In response, many citizens have turned to populist movements that promise to restore lost sovereignty, resist global elites, or reassert national identity. This has resulted in what Yascha Mounk and others term “democratic deconsolidation,” wherein trust in liberal institutions wanes while authoritarian alternatives gain appeal. The erosion of legitimacy is thus linked not only to failures of performance but to the perceived disjuncture between representative institutions and popular will.
Furthermore, socio-economic dislocation often intersects with cultural anxiety, especially amid large-scale migration, demographic shifts, and technological automation. The inability of democratic institutions to address these compound grievances can produce a vacuum filled by illiberal actors, thereby threatening the normative basis of democratic legitimacy itself.
V. Theoretical Frameworks for Understanding Contemporary Legitimacy
Several theoretical frameworks have been developed to explain the persistence or erosion of political legitimacy in modern societies:
- Deliberative Democracy
Deliberative theories, advanced by Habermas, Joshua Cohen, and others, posit that legitimacy is best sustained when political decisions are made through reasoned, inclusive deliberation. These theories stress the importance of communicative practices and institutional design that allow all affected individuals to participate in justification processes. - Systems Theory
David Easton’s systems analysis model emphasizes feedback loops, wherein legitimacy is sustained when political systems convert inputs (demands/support) into outputs (policies/outcomes) perceived as satisfactory. However, legitimacy erodes when there is a persistent mismatch between input expectations and output delivery. - Critical Theory
Rooted in the Frankfurt School, critical theory emphasizes the ideological and structural dimensions of legitimacy. It interrogates how capitalist societies manufacture consent through cultural hegemony and how legitimacy masks domination. For example, Habermas’s later work critiques the “colonization of the lifeworld” by bureaucratic and economic imperatives, which displaces normative discourse and democratic will-formation. - Constructivist Approaches
Constructivist theories focus on how legitimacy is socially constructed through norms, symbols, and discourse. They emphasize that legitimacy is not static but contingent on ongoing interpretive practices by political actors, media, and civil society.
Conclusion
Political legitimacy in modern societies is a multidimensional and dynamic phenomenon, shaped by institutional complexity, ideological diversity, and socio-economic transformation. As traditional sources of authority decline and new challenges emerge—from globalization and populism to digital governance and climate crisis—legitimacy must increasingly be earned through democratic responsiveness, normative justification, and inclusive political participation.

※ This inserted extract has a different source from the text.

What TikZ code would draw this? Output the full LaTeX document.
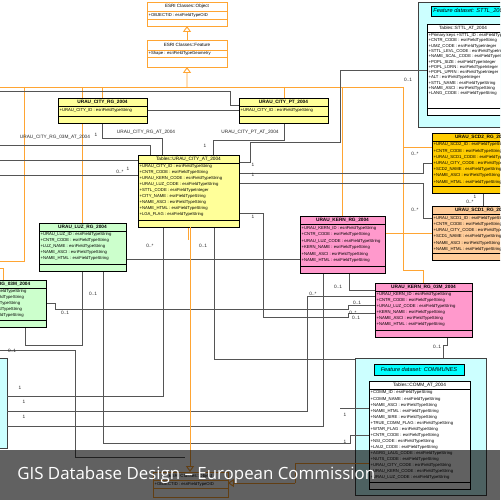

Theoretical frameworks from deliberative democracy, systems theory, and critical theory provide valuable lenses for understanding both the persistence and erosion of legitimacy in contemporary governance. Ultimately, sustaining legitimacy requires more than institutional efficiency; it demands a political order that resonates with the moral values, social realities, and democratic aspirations of a pluralistic and evolving citizenry.